STRASBOURG OU L’EUROSEUR ARROSÉ (L’éditorial de RUPTURES de décembre 2022]
Par Pierre LÉVY
Panique et consternation. La petite bulle bruxelloise est en émoi depuis qu’a été révélé ce que les grands médias nomment désormais le « Qatargate » : la mise en cause de collaborateurs parlementaires et d’eurodéputés – italiens, grecs, belges, issus essentiellement du groupe social-démocrate – soupçonnés d’avoir touché rémunérations et avantages de la part du Qatar en échange de la promotion des intérêts de l’émirat. Six personnes ont été interpellées par la police belge, quatre écrouées, dont une vice-présidente de l’europarlement.

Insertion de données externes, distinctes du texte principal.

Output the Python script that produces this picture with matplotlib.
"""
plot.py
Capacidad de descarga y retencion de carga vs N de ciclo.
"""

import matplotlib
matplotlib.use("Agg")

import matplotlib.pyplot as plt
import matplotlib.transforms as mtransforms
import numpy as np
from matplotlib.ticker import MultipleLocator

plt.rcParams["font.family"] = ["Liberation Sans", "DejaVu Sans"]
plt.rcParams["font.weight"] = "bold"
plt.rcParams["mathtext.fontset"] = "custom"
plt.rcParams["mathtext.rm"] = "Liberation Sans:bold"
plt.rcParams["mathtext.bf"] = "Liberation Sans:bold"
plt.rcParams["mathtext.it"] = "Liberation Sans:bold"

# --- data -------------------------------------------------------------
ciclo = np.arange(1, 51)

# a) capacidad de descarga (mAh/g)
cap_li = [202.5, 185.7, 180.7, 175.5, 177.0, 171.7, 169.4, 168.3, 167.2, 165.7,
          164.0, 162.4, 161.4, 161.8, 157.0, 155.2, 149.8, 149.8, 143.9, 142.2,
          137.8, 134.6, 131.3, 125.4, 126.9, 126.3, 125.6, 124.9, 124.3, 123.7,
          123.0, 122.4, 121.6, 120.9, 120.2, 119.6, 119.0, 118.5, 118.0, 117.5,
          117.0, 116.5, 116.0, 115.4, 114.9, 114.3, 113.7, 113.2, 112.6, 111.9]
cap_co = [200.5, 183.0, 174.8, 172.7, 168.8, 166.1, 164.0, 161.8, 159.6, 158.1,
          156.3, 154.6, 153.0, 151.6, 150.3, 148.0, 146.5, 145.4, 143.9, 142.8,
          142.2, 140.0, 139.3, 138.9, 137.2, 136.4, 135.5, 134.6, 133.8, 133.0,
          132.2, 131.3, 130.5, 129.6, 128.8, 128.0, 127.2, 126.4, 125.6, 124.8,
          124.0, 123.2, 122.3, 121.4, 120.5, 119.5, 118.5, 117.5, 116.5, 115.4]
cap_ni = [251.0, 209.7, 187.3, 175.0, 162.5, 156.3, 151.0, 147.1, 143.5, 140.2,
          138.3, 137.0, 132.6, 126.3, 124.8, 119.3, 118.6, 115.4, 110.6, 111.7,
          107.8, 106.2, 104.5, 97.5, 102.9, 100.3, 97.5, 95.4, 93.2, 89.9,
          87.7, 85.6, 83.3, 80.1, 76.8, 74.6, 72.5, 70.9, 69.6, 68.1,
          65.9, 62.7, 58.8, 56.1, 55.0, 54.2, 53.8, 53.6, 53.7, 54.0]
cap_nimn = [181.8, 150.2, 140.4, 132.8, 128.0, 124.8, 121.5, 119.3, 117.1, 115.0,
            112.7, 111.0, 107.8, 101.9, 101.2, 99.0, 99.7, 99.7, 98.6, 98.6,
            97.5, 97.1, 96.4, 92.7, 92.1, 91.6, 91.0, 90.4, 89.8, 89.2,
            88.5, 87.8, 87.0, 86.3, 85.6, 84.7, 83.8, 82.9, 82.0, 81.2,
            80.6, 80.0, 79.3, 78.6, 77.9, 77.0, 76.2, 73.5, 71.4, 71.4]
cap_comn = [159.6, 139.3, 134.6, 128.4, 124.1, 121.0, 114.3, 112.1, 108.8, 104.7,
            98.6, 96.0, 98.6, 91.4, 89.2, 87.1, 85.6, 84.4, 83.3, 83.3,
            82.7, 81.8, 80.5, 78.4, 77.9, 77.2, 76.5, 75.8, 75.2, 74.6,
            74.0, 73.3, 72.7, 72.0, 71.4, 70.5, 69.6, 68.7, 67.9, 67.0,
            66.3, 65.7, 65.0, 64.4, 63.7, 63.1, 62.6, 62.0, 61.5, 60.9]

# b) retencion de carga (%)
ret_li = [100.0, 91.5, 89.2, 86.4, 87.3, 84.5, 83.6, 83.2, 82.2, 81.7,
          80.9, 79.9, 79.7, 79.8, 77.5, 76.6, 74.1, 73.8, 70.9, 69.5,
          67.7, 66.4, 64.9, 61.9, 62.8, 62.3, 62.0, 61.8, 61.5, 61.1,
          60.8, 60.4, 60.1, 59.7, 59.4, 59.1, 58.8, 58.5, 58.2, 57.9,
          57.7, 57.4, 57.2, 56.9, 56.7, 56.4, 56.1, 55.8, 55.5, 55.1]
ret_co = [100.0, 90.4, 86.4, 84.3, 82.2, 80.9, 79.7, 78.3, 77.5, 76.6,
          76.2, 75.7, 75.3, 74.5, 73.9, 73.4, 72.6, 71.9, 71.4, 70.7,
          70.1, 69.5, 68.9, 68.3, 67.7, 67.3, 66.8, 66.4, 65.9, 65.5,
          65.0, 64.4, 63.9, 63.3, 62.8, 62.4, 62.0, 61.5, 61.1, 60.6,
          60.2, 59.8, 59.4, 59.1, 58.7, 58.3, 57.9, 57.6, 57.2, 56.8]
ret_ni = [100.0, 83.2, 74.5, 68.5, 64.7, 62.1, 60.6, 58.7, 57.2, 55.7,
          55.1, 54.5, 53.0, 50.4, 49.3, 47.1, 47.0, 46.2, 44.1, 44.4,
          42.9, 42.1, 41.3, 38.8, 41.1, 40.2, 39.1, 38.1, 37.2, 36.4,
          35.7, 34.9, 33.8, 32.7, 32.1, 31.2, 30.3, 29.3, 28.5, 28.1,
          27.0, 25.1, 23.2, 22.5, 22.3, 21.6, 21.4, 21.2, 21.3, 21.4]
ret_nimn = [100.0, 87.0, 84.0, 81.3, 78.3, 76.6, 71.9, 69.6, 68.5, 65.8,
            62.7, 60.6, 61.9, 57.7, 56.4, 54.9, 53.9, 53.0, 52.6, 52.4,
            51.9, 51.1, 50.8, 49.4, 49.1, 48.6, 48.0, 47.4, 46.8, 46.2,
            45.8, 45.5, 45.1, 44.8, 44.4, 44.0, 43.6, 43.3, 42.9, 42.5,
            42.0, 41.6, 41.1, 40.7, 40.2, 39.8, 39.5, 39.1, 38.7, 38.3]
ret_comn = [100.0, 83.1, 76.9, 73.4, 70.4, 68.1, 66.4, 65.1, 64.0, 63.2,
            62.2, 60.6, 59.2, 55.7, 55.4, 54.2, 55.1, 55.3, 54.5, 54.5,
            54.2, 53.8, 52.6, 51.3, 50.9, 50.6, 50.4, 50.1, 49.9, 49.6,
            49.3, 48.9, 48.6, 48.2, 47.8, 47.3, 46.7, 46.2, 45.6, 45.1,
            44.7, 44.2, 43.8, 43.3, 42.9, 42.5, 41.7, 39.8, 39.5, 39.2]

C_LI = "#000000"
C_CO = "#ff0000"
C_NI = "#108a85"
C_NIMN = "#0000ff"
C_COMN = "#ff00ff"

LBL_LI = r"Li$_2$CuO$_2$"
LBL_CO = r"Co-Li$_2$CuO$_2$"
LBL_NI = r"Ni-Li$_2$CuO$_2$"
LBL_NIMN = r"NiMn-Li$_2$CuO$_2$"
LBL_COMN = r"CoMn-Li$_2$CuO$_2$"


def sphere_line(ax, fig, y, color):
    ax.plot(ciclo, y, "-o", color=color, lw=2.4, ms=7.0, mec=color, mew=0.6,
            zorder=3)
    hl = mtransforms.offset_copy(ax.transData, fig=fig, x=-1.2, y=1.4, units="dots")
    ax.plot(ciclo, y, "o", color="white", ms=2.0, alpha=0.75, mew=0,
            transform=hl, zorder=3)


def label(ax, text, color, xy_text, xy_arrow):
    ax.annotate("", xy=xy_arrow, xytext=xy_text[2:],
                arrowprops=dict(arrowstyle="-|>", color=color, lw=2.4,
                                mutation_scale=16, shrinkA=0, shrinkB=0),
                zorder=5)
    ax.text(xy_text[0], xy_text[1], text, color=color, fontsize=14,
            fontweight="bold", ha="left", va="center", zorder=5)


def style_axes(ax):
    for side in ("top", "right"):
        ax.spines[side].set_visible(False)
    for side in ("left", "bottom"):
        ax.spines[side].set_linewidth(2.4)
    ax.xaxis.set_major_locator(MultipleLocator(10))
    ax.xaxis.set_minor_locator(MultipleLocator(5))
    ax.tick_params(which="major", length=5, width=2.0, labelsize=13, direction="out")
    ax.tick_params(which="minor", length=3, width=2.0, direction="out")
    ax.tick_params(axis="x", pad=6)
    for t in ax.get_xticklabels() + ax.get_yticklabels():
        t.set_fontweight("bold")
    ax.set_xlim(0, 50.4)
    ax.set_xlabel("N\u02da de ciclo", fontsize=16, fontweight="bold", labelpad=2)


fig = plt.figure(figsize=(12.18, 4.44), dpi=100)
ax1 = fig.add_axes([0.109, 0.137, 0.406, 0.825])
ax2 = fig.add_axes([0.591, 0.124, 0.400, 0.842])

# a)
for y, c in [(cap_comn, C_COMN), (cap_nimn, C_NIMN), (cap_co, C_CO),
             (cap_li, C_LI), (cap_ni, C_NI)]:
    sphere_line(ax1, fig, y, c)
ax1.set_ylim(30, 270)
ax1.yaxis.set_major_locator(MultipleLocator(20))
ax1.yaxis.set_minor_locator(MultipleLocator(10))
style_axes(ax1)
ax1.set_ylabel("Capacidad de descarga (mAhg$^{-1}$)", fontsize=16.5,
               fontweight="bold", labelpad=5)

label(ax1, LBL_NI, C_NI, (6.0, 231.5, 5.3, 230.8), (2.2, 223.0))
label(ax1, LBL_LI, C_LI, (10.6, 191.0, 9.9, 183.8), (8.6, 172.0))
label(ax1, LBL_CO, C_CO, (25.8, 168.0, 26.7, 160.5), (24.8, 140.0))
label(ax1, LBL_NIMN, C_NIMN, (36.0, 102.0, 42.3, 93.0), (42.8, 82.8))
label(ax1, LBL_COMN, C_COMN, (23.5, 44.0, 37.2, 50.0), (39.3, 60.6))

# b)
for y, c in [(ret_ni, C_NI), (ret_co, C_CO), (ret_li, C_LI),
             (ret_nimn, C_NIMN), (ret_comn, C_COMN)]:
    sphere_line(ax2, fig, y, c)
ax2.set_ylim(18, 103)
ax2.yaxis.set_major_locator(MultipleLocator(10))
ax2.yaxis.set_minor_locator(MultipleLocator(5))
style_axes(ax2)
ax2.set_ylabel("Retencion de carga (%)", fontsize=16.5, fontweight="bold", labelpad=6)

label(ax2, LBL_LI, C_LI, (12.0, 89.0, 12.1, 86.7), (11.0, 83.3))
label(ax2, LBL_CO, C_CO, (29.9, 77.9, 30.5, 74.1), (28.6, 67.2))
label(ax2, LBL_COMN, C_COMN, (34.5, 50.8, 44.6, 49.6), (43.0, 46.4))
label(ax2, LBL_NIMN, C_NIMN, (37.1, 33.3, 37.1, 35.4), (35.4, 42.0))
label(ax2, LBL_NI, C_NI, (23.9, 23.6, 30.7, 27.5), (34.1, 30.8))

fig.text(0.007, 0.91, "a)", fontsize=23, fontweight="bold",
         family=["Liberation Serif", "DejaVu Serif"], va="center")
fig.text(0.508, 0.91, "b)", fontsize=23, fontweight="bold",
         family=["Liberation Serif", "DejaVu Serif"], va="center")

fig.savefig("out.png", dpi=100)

Les condamnations ont fusé. La présidente de cette institution a, sans rire, dénoncé une « attaque contre la démocratie européenne ». Son homologue de la Commission, Ursula von der Leyen, s’est alarmée que soit mise en jeu la « confiance des Européens dans nos institutions ». Soyons sérieux. Pour que l’europarlement soit déconsidéré, encore aurait-il fallu qu’il fût considéré – en réalité l’immense majorité des citoyens des vingt-sept pays s’en moquent comme de l’an 40. La seule chose qu’on puisse reprocher à l’Assemblée de Strasbourg est sa totale illégitimité, puisqu’il n’existe pas de peuple européen. Tout le reste n’a dès lors guère d’importance.

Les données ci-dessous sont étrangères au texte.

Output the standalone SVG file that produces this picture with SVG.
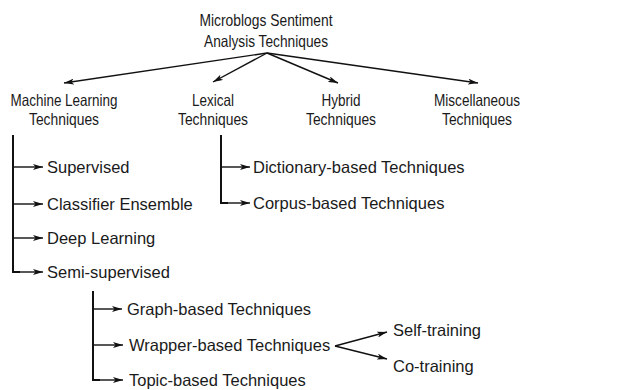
<svg xmlns="http://www.w3.org/2000/svg" width="633" height="390" viewBox="0 0 633 390">
<defs>
<style>
text{font-family:"Liberation Sans",Arial,sans-serif;font-size:16.5px;fill:#1a1a1a}
.h{font-family:"Liberation Sans Narrow","Arial Narrow","Liberation Sans",sans-serif;font-size:16.5px;text-anchor:middle}
.ln{stroke:#111;stroke-width:1.4;fill:none}
.tr{stroke:#111;stroke-width:2;fill:none}
</style>
<marker id="ah" viewBox="0 0 10 6" refX="10" refY="3" markerWidth="10" markerHeight="6" markerUnits="userSpaceOnUse" orient="auto">
<path d="M0,0 L10,3 L0,6 L2.5,3 Z" fill="#111"/>
</marker>
</defs>
<rect width="633" height="390" fill="#fff"/>
<g id="connectors">
<line class="ln" x1="267" y1="53" x2="64" y2="83" marker-end="url(#ah)"/>
<line class="ln" x1="267" y1="53" x2="213" y2="82" marker-end="url(#ah)"/>
<line class="ln" x1="267" y1="53" x2="338" y2="83" marker-end="url(#ah)"/>
<line class="ln" x1="267" y1="53" x2="478" y2="83" marker-end="url(#ah)"/>
<path class="tr" d="M13,135 V272 H20"/>
<line class="ln" x1="13" y1="167" x2="43" y2="167" marker-end="url(#ah)"/>
<line class="ln" x1="13" y1="204" x2="43" y2="204" marker-end="url(#ah)"/>
<line class="ln" x1="13" y1="238" x2="43" y2="238" marker-end="url(#ah)"/>
<line class="ln" x1="13" y1="272" x2="43" y2="272" marker-end="url(#ah)"/>
<path class="tr" d="M221,135 V203 H228"/>
<line class="ln" x1="221" y1="167" x2="250" y2="167" marker-end="url(#ah)"/>
<line class="ln" x1="221" y1="203" x2="250" y2="203" marker-end="url(#ah)"/>
<path class="tr" d="M93,291 V380 H100"/>
<line class="ln" x1="93" y1="309" x2="122" y2="309" marker-end="url(#ah)"/>
<line class="ln" x1="93" y1="345" x2="123" y2="345" marker-end="url(#ah)"/>
<line class="ln" x1="93" y1="380" x2="123" y2="380" marker-end="url(#ah)"/>
<line class="ln" x1="335" y1="346" x2="387" y2="332" marker-end="url(#ah)"/>
<line class="ln" x1="335" y1="346" x2="387" y2="359" marker-end="url(#ah)"/>
</g>
<g id="root"><text class="h" x="266" y="26" textLength="133" lengthAdjust="spacingAndGlyphs">Microblogs Sentiment</text><text class="h" x="266" y="47" textLength="124" lengthAdjust="spacingAndGlyphs">Analysis Techniques</text></g>
<g id="ml"><text class="h" x="64" y="106" textLength="107" lengthAdjust="spacingAndGlyphs">Machine Learning</text><text class="h" x="64" y="125" textLength="70" lengthAdjust="spacingAndGlyphs">Techniques</text></g>
<g id="lexical"><text class="h" x="213" y="106" textLength="42" lengthAdjust="spacingAndGlyphs">Lexical</text><text class="h" x="213" y="125" textLength="70" lengthAdjust="spacingAndGlyphs">Techniques</text></g>
<g id="hybrid"><text class="h" x="341" y="106" textLength="39" lengthAdjust="spacingAndGlyphs">Hybrid</text><text class="h" x="341" y="125" textLength="70" lengthAdjust="spacingAndGlyphs">Techniques</text></g>
<g id="misc"><text class="h" x="477" y="106" textLength="86" lengthAdjust="spacingAndGlyphs">Miscellaneous</text><text class="h" x="477" y="125" textLength="70" lengthAdjust="spacingAndGlyphs">Techniques</text></g>
<g id="supervised"><text x="47" y="173">Supervised</text></g>
<g id="ensemble"><text x="47" y="210">Classifier Ensemble</text></g>
<g id="deep"><text x="47" y="244">Deep Learning</text></g>
<g id="semi"><text x="47" y="278">Semi-supervised</text></g>
<g id="dictionary"><text x="253" y="173">Dictionary-based Techniques</text></g>
<g id="corpus"><text x="253" y="209">Corpus-based Techniques</text></g>
<g id="graph"><text x="127" y="315">Graph-based Techniques</text></g>
<g id="wrapper"><text x="129" y="351">Wrapper-based Techniques</text></g>
<g id="topic"><text x="129" y="386">Topic-based Techniques</text></g>
<g id="self"><text x="393" y="336">Self-training</text></g>
<g id="cotraining"><text x="393" y="372">Co-training</text></g>
</svg>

La crise de nerfs du ban et de l’arrière-ban européiste a cependant quelques mérites. A commencer par le retour de bâton comique contre une institution, à l’ego boursouflé qui ne cesse de donner des leçons de morale au monde entier en matière de transparence et d’Etat de droit. Au monde entier et même aux Etats membres : c’est précisément ce « parlement » autoproclamé qui avait lancé les hostilités contre la Hongrie, accusant son gouvernement de corruption. Le premier ministre Viktor Orban n’a pas boudé son plaisir devant cette euro-mouture de l’arroseur arrosé.